【めくるめく】八甲田山死の彷徨を思い出した
寒くなりましたね。
寒いといえば、寒さで死にそうになったことが一度だけあります。
かれこれ20年近く前になりますが、お仕事でウクライナのキーウにひとりで訪れたことがあります。
ホテルに着いた翌日に政府の中央省庁を訪ねることになっていたのですが、まずは今日のうちに下見しておこうと考えました。街中にあるサインはすべてウクライナの言葉で何が書いてあるかさーーっぱりわからんし、でも翌日にアポイントメントがあるかぎりは、時間と場所を守らねばならんし・・・ってことで、今日のうちに下見をしておくのはとってもよい考えのように思いました。
ホテルのスタッフは英語が通じたので、その人に省庁の場所をきいて、どのバスに乗ればよいのかを訊ねました。
ー バスで行くのですか?!
ホテルの人は驚き、タクシーをすすめましたが、今日は下見。時間もあるし、どっちみち街を通るのであればタクシーだと味気ないのでバスに乗りたいと思ったのです。バスだと行けないわけではなく、特段危険というわけでもないとのことでした。
当時はまだスマートフォンが普及していなかった時代。ホテルでもらった地図を手に、ホテルのすぐ前の広場のバス停に行きました。
ほどなくやってきたバスに乗りました。しばらくすると住宅街。さらに進むと建物がまばらになり、どんどん寂しくなってきました。
え?え?
日本でいうたら霞が関に向かってるんちゃうのん?なんでこんなに町並みが寂しいのん??
バスがバス停に停まり、発車し、またバス停に停まるたびに、ますます寂しい景色に。全然霞が関っぽくならないので不安がずんずん膨らんでいきました。
あかん。
もう降りよ。今日は諦めて反対向きのバスに乗ってホテルに帰ろ。
そう思って次のバス停で降りたのですが、その日は実は真冬の2月。道路のほかには雪以外なんにもみえません。車道は除雪してあったのですが、歩道には腰のあたりまで雪が積もっていてうまく歩けません。
道路の反対側にはきっとバス停のサインがあるはずですが、まーったくなんにもありそうにありません。
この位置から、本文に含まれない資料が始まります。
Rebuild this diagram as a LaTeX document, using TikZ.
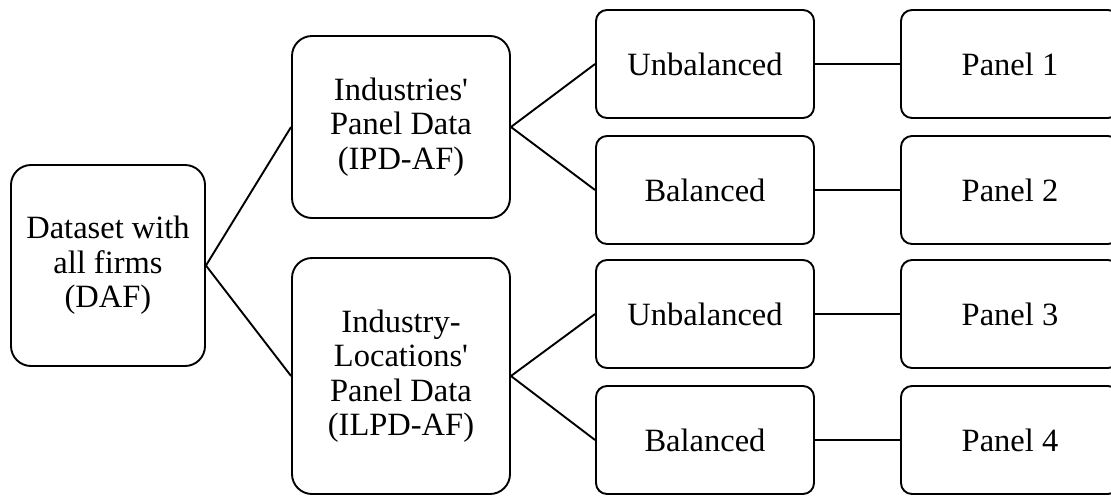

いうても一国の首都やで。なんでこんなになにもないのん?
歩道は歩けないので車道の端っこをとぼとぼと歩いてバス停を探すことにしました。あたりを見渡せど、車も人も通っていません。そうこうするうちに身体が芯から冷え切ってしまいました。このまま寒さで意識が朦朧となり、歩道に積もった雪に倒れ込んでこのまま天国に行くんやないかしらん。
絶望が込み上げてきたとき、ふと目の前に建物がみえました。
ぜんぜん頑丈そうでない簡易な建物でした。近づいてみるとコンビニのようなお店でした。
ドアを押して中に入ると。
あたたかい!
お店の中はパンやらお菓子やら、棚にたくさん並んでいました。お店の人に話しかけてみようとしましたが、ウクライナの言葉を知らないのでまったく会話ができませんでした。とにかく店の中は寒くはないので、再びこのお店から出るのは勇気のいることでしたが、結局おそらくは30分ほどお店の中であたたまったのちに、また外に出て歩き始めました。
今度こそ死ぬんちゃうやろかと思いつつ歩いていると、そうこうするうちにバス停らしきサインを見つけました。言葉がわからないので、それがほんとにバス停なのか確信は持てませんでしたが、もう歩くことも限界にきていたのでしばらくそこでバスを待つことにしました。
結局その後バスがきて無事にホテルに帰り着くことができました。またその帰りのバスでもいろいろなできごとがあったのですが、長くなるのでそれはまた別の機会に投稿することにします。
外国でバスに乗ってえらい目にあったことは実はほかにもあります。
世界はますます物騒になってきているし、もうこんな軽はずみなことはしないでおこうと自戒の念を新たにした今日この頃でした。